**Exercise aim**
Transcribe every line from the top down to the line with "return [CH_GND[ch] +", both ends included, but not the pictures.

------ Data shown

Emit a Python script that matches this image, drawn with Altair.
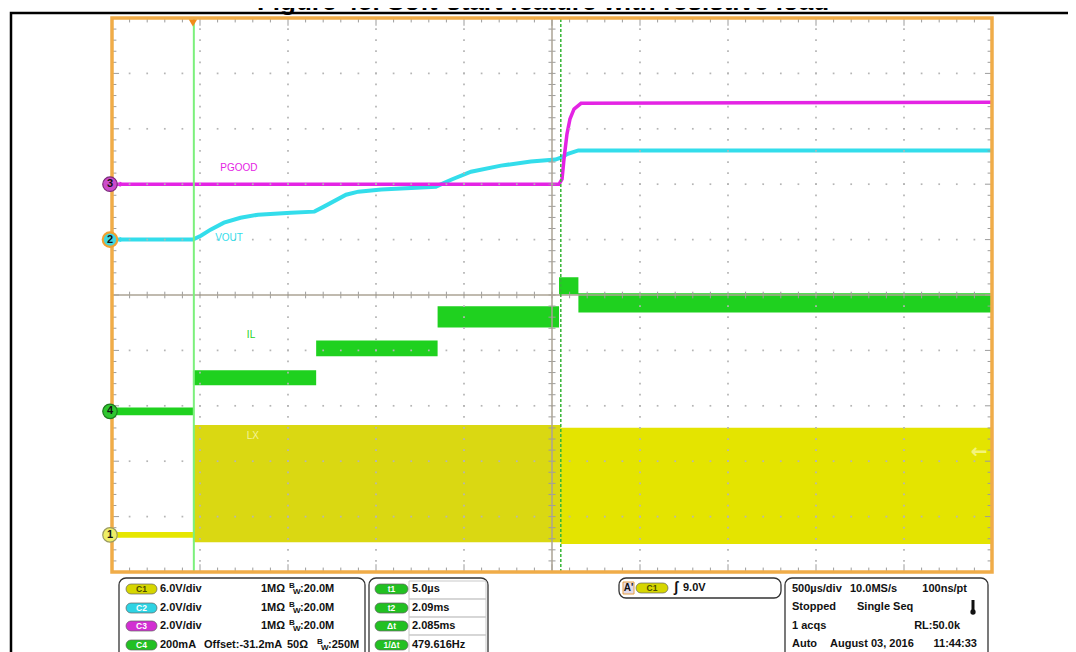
import altair as alt
import pandas as pd

# ---------------- data ----------------
TITLE = "Figure 45. Soft-start feature with resistive load"

T_MIN, T_MAX = -0.46, 4.54          # ms : 500 µs/div x 10 div, trigger at t = 0
T_CENTER = (T_MIN + T_MAX) / 2
T1, T2 = 0.005, 2.09                # cursor positions (ms)

CH_GND = {"C1": -4.33, "C2": 1.0, "C3": 2.0, "C4": -2.1}   # ground marker (div)
CH_DIV = {"C1": 6.0, "C2": 2.0, "C3": 2.0, "C4": 200.0}     # units per div
TRIG_LEVEL_V = 9.0                                            # C1 trigger level

# VOUT (C2, V)
vout_t = [-0.46, 0.0, 0.045, 0.10, 0.176, 0.27, 0.37, 0.557, 0.69, 0.744, 0.87,
          0.94, 1.07, 1.38, 1.47, 1.58, 1.75, 1.92, 2.06, 2.09, 2.13, 2.19, 4.54]
vout_v = [0.0, 0.0, 0.14, 0.36, 0.61, 0.79, 0.90, 0.97, 1.01, 1.19, 1.62,
          1.73, 1.81, 1.91, 2.17, 2.45, 2.67, 2.82, 2.89, 2.96, 3.10, 3.22, 3.22]

# PGOOD (C3, V)
pgood_t = [-0.46, 2.08, 2.097, 2.108, 2.125, 2.142, 2.165, 2.205, 4.54]
pgood_v = [0.0, 0.0, 0.18, 0.90, 1.81, 2.35, 2.71, 2.92, 2.96]

# IL (C4, mA) ripple band, step segments
il_t = [-0.46, 0.0, 0.70, 1.39, 2.08, 2.19, 4.54]
il_lo = [-14, 94, 199, 303, 422, 357, 357]
il_hi = [14, 148, 256, 379, 484, 426, 426]

# LX (C1, V) switching envelope
lx_t = [-0.46, 0.0, 2.09, 4.54]
lx_lo = [-0.3, -0.8, -1.0]
lx_hi = [0.3, 11.9, 11.6]
LX_COLORS = ["#E6E600", "#DAD812", "#E4E400"]

# info panel text
ch_names = ["C1", "C2", "C3", "C4"]
ch_pill_colors = ["#D6D600", "#2ED3E3", "#D22FD2", "#22C022"]
ch_pill_text = ["#4A4A00", "#FFFFFF", "#FFFFFF", "#FFFFFF"]
ch_scale_txt = ["6.0V/div", "2.0V/div", "2.0V/div", "200mA"]
ch_imp = ["1MΩ", "1MΩ", "1MΩ", "50Ω"]
ch_bw = [":20.0M", ":20.0M", ":20.0M", ":250M"]
offset_txt = "Offset:-31.2mA"
cur_labels = ["t1", "t2", "Δt", "1/Δt"]
cur_values = ["5.0µs", "2.09ms", "2.085ms", "479.616Hz"]
trig_txt = "9.0V"
acq_left = ["500µs/div", "Stopped", "1 acqs", "Auto"]
acq_mid = ["10.0MS/s", "Single Seq", "", "August 03, 2016"]
acq_right = ["100ns/pt", "", "RL:50.0k", "11:44:33"]

# ---------------- build tables ----------------
def to_div(ch, vals):
    return [CH_GND[ch] + v / CH_DIV[ch] for v in vals]

vout_df = pd.DataFrame({"t": vout_t, "d": to_div("C2", vout_v)})
pgood_df = pd.DataFrame({"t": pgood_t, "d": to_div("C3", pgood_v)})
il_df = pd.DataFrame({"t": il_t, "lo": to_div("C4", il_lo), "hi": to_div("C4", il_hi)})
lx_rows = []
for i in range(len(lx_lo)):
    for t in (lx_t[i], lx_t[i + 1]):
        lx_rows.append({"t": t, "lo": CH_GND["C1"] + lx_lo[i] / 6.0,
                        "hi": CH_GND["C1"] + lx_hi[i] / 6.0, "seg": i, "col": LX_COLORS[i]})
lx_df = pd.DataFrame(lx_rows)

XS = alt.Scale(domain=[T_MIN, T_MAX], nice=False, zero=False)
YS = alt.Scale(domain=[-5, 5], nice=False, zero=False)
PX = alt.Scale(domain=[112, 992], nice=False, zero=False)             # page pixels
PY = alt.Scale(domain=[18, 572], nice=False, zero=False, reverse=True)

def xq(f="t"):
    return alt.X(f"{f}:Q", scale=XS, axis=None)

def yq(f="d"):
    return alt.Y(f"{f}:Q", scale=YS, axis=None)

def px(f="x"):
    return alt.X(f"{f}:Q", scale=PX, axis=None)

def py(f="y"):
    return alt.Y(f"{f}:Q", scale=PY, axis=None)

# graticule
dots = []
for k in range(5, 50, 5):
    if k == 25:
        continue
    for j in range(1, 50):
        dots.append({"t": T_MIN + 0.1 * j, "d": -5 + 0.2 * k})
        dots.append({"t": T_MIN + 0.1 * k, "d": -5 + 0.2 * j})
dots_df = pd.DataFrame(dots)

ticks = []
for j in range(1, 50):
    tk = T_MIN + 0.1 * j
    L = 0.14 if j % 5 == 0 else 0.08
    ticks.append({"t": tk, "t2": tk, "a": 5, "b": 5 - L})
    ticks.append({"t": tk, "t2": tk, "a": -5, "b": -5 + L})
    ticks.append({"t": tk, "t2": tk, "a": -0.06, "b": 0.06})
for j in range(1, 50):
    dk = -5 + 0.2 * j
    Lt = 0.04 if j % 5 == 0 else 0.025
    ticks.append({"t": T_MIN, "t2": T_MIN + Lt, "a": dk, "b": dk})
    ticks.append({"t": T_MAX - Lt, "t2": T_MAX, "a": dk, "b": dk})
    ticks.append({"t": T_CENTER - 0.02, "t2": T_CENTER + 0.02, "a": dk, "b": dk})
ticks_df = pd.DataFrame(ticks)
center_df = pd.DataFrame({"t": [T_MIN, T_CENTER], "t2": [T_MAX, T_CENTER],
                          "a": [0, -5], "b": [0, 5]})

layers = []

# traces
layers.append(alt.Chart(lx_df).mark_area(opacity=1).encode(
    x=xq(), y=yq("lo"), y2="hi:Q", detail="seg:N", color=alt.Color("col:N", scale=None)))
layers.append(alt.Chart(il_df).mark_area(interpolate="step-after", color="#1FD11F").encode(
    x=xq(), y=yq("lo"), y2="hi:Q"))
layers.append(alt.Chart(vout_df).mark_line(color="#33DDEB", strokeWidth=4).encode(x=xq(), y=yq()))
layers.append(alt.Chart(pgood_df).mark_line(color="#E424E4", strokeWidth=3.5).encode(x=xq(), y=yq()))

# graticule on top
layers.append(alt.Chart(dots_df).mark_square(size=3, color="#B5B5B5", opacity=1).encode(x=xq(), y=yq()))
layers.append(alt.Chart(ticks_df).mark_rule(color="#9C9C9C", strokeWidth=1).encode(
    x=xq(), x2="t2:Q", y=yq("a"), y2="b:Q"))
layers.append(alt.Chart(center_df).mark_rule(color="#ABA394", strokeWidth=1.5).encode(
    x=xq(), x2="t2:Q", y=yq("a"), y2="b:Q"))

# cursors
cur_df = pd.DataFrame({"t": [T1], "a": [-5], "b": [5]})
layers.append(alt.Chart(cur_df).mark_rule(color="#7CF07C", strokeWidth=2).encode(
    x=xq(), y=yq("a"), y2="b:Q"))
cur2_df = pd.DataFrame({"t": [T2], "a": [-5], "b": [5]})
layers.append(alt.Chart(cur2_df).mark_rule(color="#35B535", strokeWidth=1.5, strokeDash=[3, 2]).encode(
    x=xq(), y=yq("a"), y2="b:Q"))

# screen border
border_df = pd.DataFrame({"t": [T_MIN], "t2": [T_MAX], "a": [-5], "b": [5]})
layers.append(alt.Chart(border_df).mark_rect(fillOpacity=0, stroke="#F0AC48", strokeWidth=3.5).encode(
    x=xq(), x2="t2:Q", y=yq("a"), y2="b:Q"))

# trigger position marker and trigger level arrow
layers.append(alt.Chart(pd.DataFrame({"t": [0.0]})).mark_point(
    shape="triangle-down", filled=True, color="#F08C1A", size=70, opacity=1).encode(
    x=xq(), y=alt.value(5)))
layers.append(alt.Chart(pd.DataFrame({"d": [CH_GND["C1"] + TRIG_LEVEL_V / 6.0]})).mark_text(
    text="←", fontSize=20, color="#F4F47A", font="DejaVu Sans", fontWeight="bold").encode(
    x=alt.value(867), y=yq()))

# channel ground markers
mk_df = pd.DataFrame({
    "n": ["3", "2", "4", "1"],
    "d": [CH_GND["C3"], CH_GND["C2"], CH_GND["C4"], CH_GND["C1"]],
    "fill": ["#CC4ACC", "#3ED6E0", "#2FC72F", "#EEEE66"],
    "ring": ["#7A2A7A", "#F0A030", "#1E7A1E", "#9A9A60"],
    "sw": [1.2, 2.2, 1.2, 1.2],
    "tri": ["#E424E4", "#33DDEB", "#1FD11F", "#E6E600"],
})
layers.append(alt.Chart(mk_df).mark_point(shape="triangle-right", filled=True, size=30, opacity=1).encode(
    x=alt.value(10), y=yq(), color=alt.Color("tri:N", scale=None)))
layers.append(alt.Chart(mk_df).mark_point(shape="circle", filled=True, size=210, opacity=1).encode(
    x=alt.value(-2), y=yq(), color=alt.Color("fill:N", scale=None),
    stroke=alt.Stroke("ring:N", scale=None), strokeWidth=alt.StrokeWidth("sw:Q", scale=None)))
layers.append(alt.Chart(mk_df).mark_text(fontSize=11, fontWeight="bold", color="#111111",
                                         font="Liberation Sans").encode(
    x=alt.value(-2), y=yq(), text="n:N"))

# trace labels
lab_df = pd.DataFrame({
    "text": ["PGOOD", "VOUT", "IL", "LX"],
    "t": [0.261, 0.205, 0.33, 0.34],
    "d": [2.29, 1.03, -0.72, -2.55],
    "col": ["#E424E4", "#33DDEB", "#1FD11F", "#F4F49A"],
})
layers.append(alt.Chart(lab_df).mark_text(fontSize=10, font="Liberation Sans Narrow, Liberation Sans").encode(
    x=xq(), y=yq(), text="text:N", color=alt.Color("col:N", scale=None)))

# ---------------- page decoration / info panel (page pixel layout) ----------------
frame_df = pd.DataFrame({"x": [11], "x2": [1200], "y": [13], "y2": [800]})
layers.append(alt.Chart(frame_df).mark_rect(fillOpacity=0, stroke="#000000", strokeWidth=2.5).encode(
    x=px(), x2="x2:Q", y=py(), y2="y2:Q"))

layers.append(alt.Chart(pd.DataFrame({"x": [543], "y": [10], "text": [TITLE]})).mark_text(
    fontSize=26, fontWeight="bold", font="Liberation Sans", baseline="alphabetic", color="#000000").encode(
    x=px(), y=py(), text="text:N"))

boxes_df = pd.DataFrame({"x": [119, 369, 619, 785], "x2": [365, 488, 781, 988],
                         "y": [578, 578, 578, 578], "y2": [700, 700, 598, 700]})
layers.append(alt.Chart(boxes_df).mark_rect(fill="#FFFFFF", stroke="#333333", strokeWidth=1.3,
                                            cornerRadius=7).encode(
    x=px(), x2="x2:Q", y=py(), y2="y2:Q"))

row_y = [589, 608, 626, 645]
cells_df = pd.DataFrame({"x": [409] * 4, "x2": [486] * 4,
                         "y": [581, 599, 617, 635], "y2": [599, 617, 635, 653]})
layers.append(alt.Chart(cells_df).mark_rect(fillOpacity=0, stroke="#C9C9C9", strokeWidth=1).encode(
    x=px(), x2="x2:Q", y=py(), y2="y2:Q"))

pills = []
for i in range(4):
    pills.append({"x": 126, "x2": 157, "y": row_y[i] - 5, "y2": row_y[i] + 5, "cy": row_y[i],
                  "col": ch_pill_colors[i], "tc": ch_pill_text[i], "text": ch_names[i], "cx": 141.5})
    pills.append({"x": 375, "x2": 408, "y": row_y[i] - 5, "y2": row_y[i] + 5, "cy": row_y[i],
                  "col": "#22C022", "tc": "#FFFFFF", "text": cur_labels[i], "cx": 391.5})
pills.append({"x": 636, "x2": 668, "y": 583, "y2": 593, "cy": 588, "col": ch_pill_colors[0],
              "tc": ch_pill_text[0], "text": ch_names[0], "cx": 652})
pills_df = pd.DataFrame(pills)
layers.append(alt.Chart(pills_df).mark_rect(cornerRadius=5, stroke="#666666", strokeWidth=0.7).encode(
    x=px(), x2="x2:Q", y=py(), y2="y2:Q", color=alt.Color("col:N", scale=None)))
layers.append(alt.Chart(pills_df).mark_text(fontSize=8.5, fontWeight="bold", font="Liberation Sans",
                                            baseline="middle").encode(
    x=px("cx"), y=py("cy"), text="text:N", color=alt.Color("tc:N", scale=None)))

# A' trigger source box
layers.append(alt.Chart(pd.DataFrame({"x": [623], "x2": [634], "y": [582], "y2": [594]})).mark_rect(
    fill="#E2DAEA", stroke="#E8A040", strokeWidth=1).encode(x=px(), x2="x2:Q", y=py(), y2="y2:Q"))

txt = []
def add(x, y, s, size=11, align="left", col="#111111"):
    txt.append({"x": x, "y": y, "text": s, "fs": size, "al": align, "col": col})

for i in range(4):
    y = row_y[i]
    add(160, y, ch_scale_txt[i])
    bx = 289 if i < 3 else 317
    add(261 if i < 3 else 287, y, ch_imp[i])
    add(bx, y - 3, "B", 8)
    add(bx + 4, y + 3, "W", 8)
    add(bx + 11, y, ch_bw[i])
    add(412, y, cur_values[i])
add(204, row_y[3], offset_txt)
add(628.5, 588, "A'", 10, "center")
add(676, 588, "ʃ", 14, "center")
add(683, 588, trig_txt)
acq_y = [589, 607, 626, 644]
acq_mid_x = [850, 857, 850, 830]
acq_right_x = [967, 967, 960, 977]
for i in range(4):
    add(792, acq_y[i], acq_left[i])
    if acq_mid[i]:
        add(acq_mid_x[i], acq_y[i], acq_mid[i])
    if acq_right[i]:
        add(acq_right_x[i], acq_y[i], acq_right[i], 11, "right")
txt_df = pd.DataFrame(txt)
for al in ["left", "center", "right"]:
    sub = txt_df[txt_df["al"] == al]
    layers.append(alt.Chart(sub).mark_text(align=al, baseline="middle", fontWeight="bold",
                                           font="Liberation Sans").encode(
        x=px(), y=py(), text="text:N", size=alt.Size("fs:Q", scale=None),
        color=alt.Color("col:N", scale=None)))

# thermometer-like status glyph
layers.append(alt.Chart(pd.DataFrame({"x": [973], "y": [600], "y2": [611]})).mark_rule(
    color="#111111", strokeWidth=3).encode(x=px(), y=py(), y2="y2:Q"))
layers.append(alt.Chart(pd.DataFrame({"x": [973], "y": [612]})).mark_point(
    shape="circle", filled=True, size=28, color="#111111", opacity=1).encode(x=px(), y=py()))

chart = alt.layer(*layers).resolve_scale(x="independent", y="independent").properties(
    width=880, height=554,
    autosize=alt.AutoSizeParams(type="none"),
    padding={"left": 104, "top": 10, "right": 76, "bottom": 80},
    background="#FFFFFF",
).configure_view(strokeWidth=0)

chart.save("out.html", embed_options={"renderer": "svg", "actions": False})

------------

**Solution for this task**
Emit a Python script that matches this image, drawn with Altair.
import altair as alt
import pandas as pd

# ---------------- data ----------------
TITLE = "Figure 45. Soft-start feature with resistive load"

T_MIN, T_MAX = -0.46, 4.54          # ms : 500 µs/div x 10 div, trigger at t = 0
T_CENTER = (T_MIN + T_MAX) / 2
T1, T2 = 0.005, 2.09                # cursor positions (ms)

CH_GND = {"C1": -4.33, "C2": 1.0, "C3": 2.0, "C4": -2.1}   # ground marker (div)
CH_DIV = {"C1": 6.0, "C2": 2.0, "C3": 2.0, "C4": 200.0}     # units per div
TRIG_LEVEL_V = 9.0                                            # C1 trigger level

# VOUT (C2, V)
vout_t = [-0.46, 0.0, 0.045, 0.10, 0.176, 0.27, 0.37, 0.557, 0.69, 0.744, 0.87,
          0.94, 1.07, 1.38, 1.47, 1.58, 1.75, 1.92, 2.06, 2.09, 2.13, 2.19, 4.54]
vout_v = [0.0, 0.0, 0.14, 0.36, 0.61, 0.79, 0.90, 0.97, 1.01, 1.19, 1.62,
          1.73, 1.81, 1.91, 2.17, 2.45, 2.67, 2.82, 2.89, 2.96, 3.10, 3.22, 3.22]

# PGOOD (C3, V)
pgood_t = [-0.46, 2.08, 2.097, 2.108, 2.125, 2.142, 2.165, 2.205, 4.54]
pgood_v = [0.0, 0.0, 0.18, 0.90, 1.81, 2.35, 2.71, 2.92, 2.96]

# IL (C4, mA) ripple band, step segments
il_t = [-0.46, 0.0, 0.70, 1.39, 2.08, 2.19, 4.54]
il_lo = [-14, 94, 199, 303, 422, 357, 357]
il_hi = [14, 148, 256, 379, 484, 426, 426]

# LX (C1, V) switching envelope
lx_t = [-0.46, 0.0, 2.09, 4.54]
lx_lo = [-0.3, -0.8, -1.0]
lx_hi = [0.3, 11.9, 11.6]
LX_COLORS = ["#E6E600", "#DAD812", "#E4E400"]

# info panel text
ch_names = ["C1", "C2", "C3", "C4"]
ch_pill_colors = ["#D6D600", "#2ED3E3", "#D22FD2", "#22C022"]
ch_pill_text = ["#4A4A00", "#FFFFFF", "#FFFFFF", "#FFFFFF"]
ch_scale_txt = ["6.0V/div", "2.0V/div", "2.0V/div", "200mA"]
ch_imp = ["1MΩ", "1MΩ", "1MΩ", "50Ω"]
ch_bw = [":20.0M", ":20.0M", ":20.0M", ":250M"]
offset_txt = "Offset:-31.2mA"
cur_labels = ["t1", "t2", "Δt", "1/Δt"]
cur_values = ["5.0µs", "2.09ms", "2.085ms", "479.616Hz"]
trig_txt = "9.0V"
acq_left = ["500µs/div", "Stopped", "1 acqs", "Auto"]
acq_mid = ["10.0MS/s", "Single Seq", "", "August 03, 2016"]
acq_right = ["100ns/pt", "", "RL:50.0k", "11:44:33"]

# ---------------- build tables ----------------
def to_div(ch, vals):
    return [CH_GND[ch] + v / CH_DIV[ch] for v in vals]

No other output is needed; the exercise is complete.